The Equality Act 2010 seeks to harmonise, streamline and improve all the existing equality legislation and has implications across a variety of practice areas such as goods and services, education and property law. Here we focus on some key implications for employment law and look at how the Government may affect the Act’s future hereafter.
Changes from October 2010
Amongst other things from 1st October The Equality Act:
- Prescribes a set list of 9 “protected characteristics” of age, disability, gender reassignment, marriage and civil partnership, pregnancy and maternity, race, religion or belief, sex, and sexual orientation.
- With some exceptions, harmonises across these protected characteristics the types of prohibited discrimination of direct discrimination, indirect discrimination, harassment, and victimisation.
- Prohibits certain acts of discrimination that disadvantage those who associate with an individual who has a protected characteristic or which disadvantage an individual who is perceived to have a protected characteristic.
- Prohibits an employer asking questions about an applicant’s health before a job offer is made, or before the individual is placed within a pool of applicants to be offered work. Exemptions still permit health questions in specified circumstances such as questions to establish whether reasonable adjustments are required in the recruitment process, or to establish if the applicant can carry out a function intrinsic to the work concerned, or questions for the purposes of diversity monitoring.
- In the disability discrimination field, the protection afforded to disabled employees is improved by the introduction of a new concept of “discrimination arising from disability” to plug the gap in protection which resulted from the 2008 House of Lords decision in Malcolm.
- In the disability field confirms that an employee cannot be made to pay or contribute to the cost incurred in making a reasonable adjustment to their workplace premises or arrangements.
- In an attempt to address the gender pay gap, gagging clauses in contracts of employment or similar documents which seek to prevent employees from disclosing pay information will become unenforceable against those employees where they engage in a qualifying discussion about their pay.
- Remove the requirement that individuals must be under medical supervision to be protected by the gender reassignment provisions.
- Strengthen enforcement by allowing employment tribunals to make recommendations to benefit the wider workforce and not just the particular claimant in question.
Still to Come?
There are some provisions within The Equality Act which the coalition Government says it will not bring into effect in October 2010 as it is still considering how to implement them. These include:
- A positive action initiative which would allow employers to recruit or promote someone from an under-represented group as a “tie break” where they have a choice between two equally qualified candidates.
- A prohibition of less favourable treatment that occurs because of a combination of two relevant protected characteristics (for example the less favourable treatment of Asian women).

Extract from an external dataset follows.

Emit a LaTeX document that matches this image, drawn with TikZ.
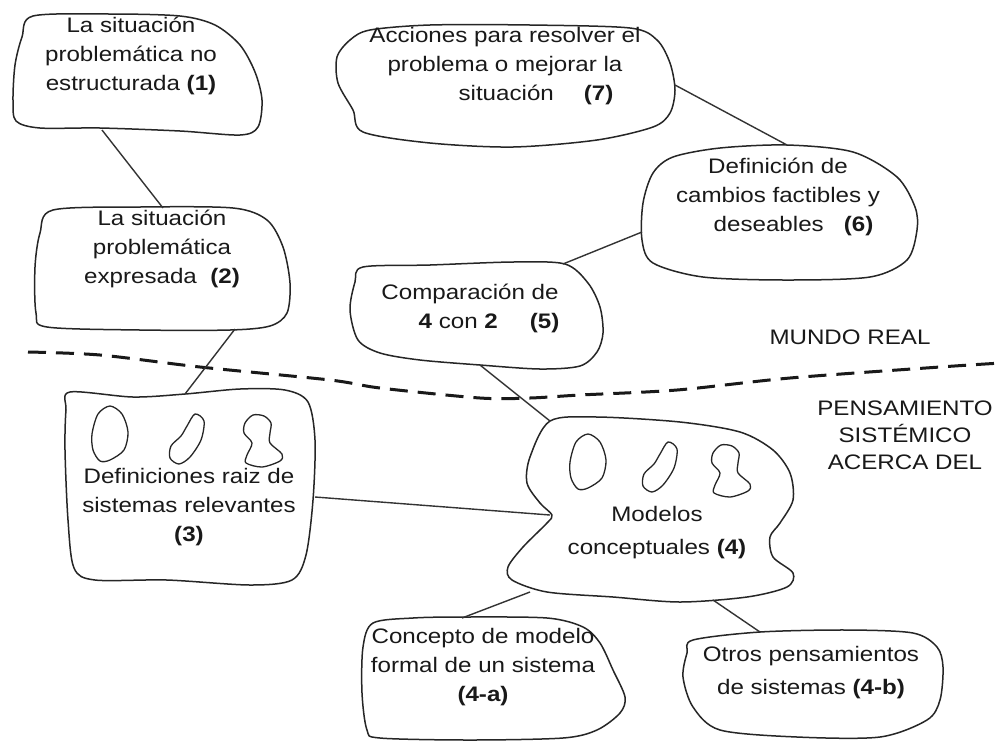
\documentclass[tikz,border=0pt]{standalone}
\usepackage{fontspec}
\setmainfont{Liberation Sans}[FakeStretch=1.15]
\begin{document}
\begin{tikzpicture}[x=1pt,y=-1pt,
  blob/.style={draw=black!85, line width=1.5pt, line join=round},
  small/.style={draw=black!85, line width=1.3pt},
  link/.style={draw=black!80, line width=1.4pt},
  txt/.style={align=center, font=\fontsize{21}{29}\selectfont, inner sep=0pt, text=black!90},
  divider/.style={draw=black!90, line width=3pt, dash pattern=on 18pt off 10pt},
  ovalshape/.pic={\draw[small] plot[smooth cycle] coordinates {(0,-28) (12,-20) (18,-2) (14,16) (0,26) (-10,27) (-17,16) (-18,0) (-12,-20)};},
  beanshape/.pic={\draw[small] plot[smooth cycle] coordinates {(8,-26) (17,-19) (14,0) (3,17) (-8,24) (-17,18) (-16,6) (-6,-4) (0,-14)};},
  peanutshape/.pic={\draw[small] plot[smooth cycle] coordinates {(-9,-26) (-17,-18) (-18,-8) (-10,2) (-15,14) (-16,22) (0,26) (18,20) (20,13) (8,2) (8,-8) (9,-18) (2,-25)};}
]
\useasboundingbox (0,0) rectangle (1001,740);
\fill[white] (0,0) rectangle (1001,740);

% dashed divider
\draw[divider] plot[smooth] coordinates {(28,352) (100,355) (200,367) (330,380) (380,388) (480,398) (530,398) (580,395) (677,390) (790,378) (940,367) (1001,363)};

% blobs
\draw[blob] plot[smooth cycle] coordinates {(33,16) (110,14) (180,16) (215,25) (240,45) (255,72) (262,100) (258,127) (240,135) (180,131) (100,128) (40,128) (16,121) (13,100) (15,65) (22,37)};
\draw[blob] plot[smooth cycle] coordinates {(53,210) (140,207) (233,208) (267,220) (283,247) (290,283) (287,313) (270,326) (230,330) (140,330) (47,327) (36,313) (35,267) (40,233)};
\draw[blob] plot[smooth cycle] coordinates {(70,392) (133,397) (185,394) (240,389) (285,390) (308,402) (315,440) (313,500) (306,555) (292,580) (250,585) (167,580) (95,580) (74,568) (68,520) (65,450) (66,410)};
\draw[blob] plot[smooth cycle] coordinates {(550,421) (597,417) (680,422) (740,432) (773,450) (790,473) (793,500) (780,523) (770,537) (773,557) (793,573) (787,587) (747,597) (680,602) (613,597) (547,592) (512,580) (508,567) (523,547) (547,523) (552,515) (540,503) (527,483) (530,457)};
\draw[blob] plot[smooth cycle] coordinates {(373,623) (413,618) (463,617) (547,618) (583,627) (600,643) (613,670) (625,697) (620,713) (597,730) (563,738) (470,740) (380,738) (367,730) (362,693) (363,647)};
\draw[blob] plot[smooth cycle] coordinates {(693,640) (760,632) (847,630) (913,633) (937,647) (943,667) (940,700) (927,720) (880,737) (797,737) (720,730) (693,707) (683,677) (687,653)};
\draw[blob] plot[smooth cycle] coordinates {(363,267) (430,265) (513,262) (565,264) (588,283) (600,307) (603,333) (597,352) (580,366) (540,369) (480,365) (420,360) (380,353) (358,340) (350,310) (355,282)};
\draw[blob] plot[smooth cycle] coordinates {(673,157) (720,148) (787,145) (853,152) (897,177) (915,207) (917,230) (907,260) (870,277) (787,280) (703,277) (653,263) (642,240) (643,203) (653,173)};
\draw[blob] plot[smooth cycle] coordinates {(370,30) (430,25) (530,25) (630,28) (657,40) (670,63) (675,90) (670,113) (653,127) (597,140) (513,147) (430,143) (363,132) (353,110) (338,83) (337,57) (350,40)};

% small shapes
\pic at (110,434) {ovalshape};
\pic at (187,440) {beanshape};
\pic at (262,441) {peanutshape};
\pic at (588,462) {ovalshape};
\pic at (660,468) {beanshape};
\pic at (730,471) {peanutshape};

% texts
\node[txt] (t1) at (131,56) {La situación\\problemática no\\estructurada \textbf{(1)}};
\node[txt] (t2) at (162,249) {La situación\\problemática\\expresada\ \ \textbf{(2)}};
\node[txt] (t3) at (189,507) {Definiciones raiz de\\sistemas relevantes\\\textbf{(3)}};
\node[txt] (t4) at (657,533) {Modelos\\[4pt]conceptuales \textbf{(4)}};
\node[txt] (t4a) at (483,667) {Concepto de modelo\\formal de un sistema\\\textbf{(4-a)}};
\node[txt] (t4b) at (811,673) {Otros pensamientos\\[4pt]de sistemas \textbf{(4-b)}};
\node[txt] (t5) at (470,308) {Comparación de\\\hspace*{38pt}\textbf{4} con \textbf{2}\hspace{32pt}\textbf{(5)}};
\node[txt] (t6) at (778,197) {Definición de\\cambios factibles y\\\hspace*{31pt}deseables\hspace{20pt}\textbf{(6)}};
\node[txt] (t7) at (505,66) {Acciones para resolver el\\problema o mejorar la\\\hspace*{62pt}situación\hspace{30pt}\textbf{(7)}};
\node[txt] (mr) at (850,337) {MUNDO REAL};
\node[txt, font=\fontsize{21}{27}\selectfont] (ps) at (905,435) {PENSAMIENTO\\SISTÉMICO\\ACERCA DEL};

% connector endpoints
\coordinate (a1) at (102,130); \coordinate (a2) at (163,208);
\coordinate (b2) at (235,329); \coordinate (b3) at (185,394);
\coordinate (c3) at (315,497); \coordinate (c4) at (550,515);
\coordinate (d5) at (480,365); \coordinate (d4) at (550,421);
\coordinate (e5) at (563,264); \coordinate (e6) at (642,232);
\coordinate (f7) at (675,85);  \coordinate (f6) at (787,145);
\coordinate (g4) at (530,592); \coordinate (g4a) at (462,618);
\coordinate (h4) at (713,600); \coordinate (h4b) at (760,632);

\draw[link] (a1) -- (a2);
\draw[link] (b2) -- (b3);
\draw[link] (c3) -- (c4);
\draw[link] (d5) -- (d4);
\draw[link] (e5) -- (e6);
\draw[link] (f7) -- (f6);
\draw[link] (g4) -- (g4a);
\draw[link] (h4) -- (h4b);
\end{tikzpicture}
\end{document}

- The power to compel private sector employers of over 250 employees to publish gender pay gap information. Prior to the election the Conservatives had proposed that employers would only be subject to a mandatory pay audit if they had already lost an equal pay claim.
- A socio-economic duty, that would require certain public authorities to consider “socio-economic disadvantage” when taking strategic decisions about how to exercise their functions.
Government Continuing to Consult on:
- Public sector equality duties which would replace the existing public sector race, gender and disability equality duties with a unified duty across all strands.
- The default retirement age. The current proposals are to abolish the default retirement age and statutory retirement procedures in October 2011 with transitional arrangements in place from April 2011.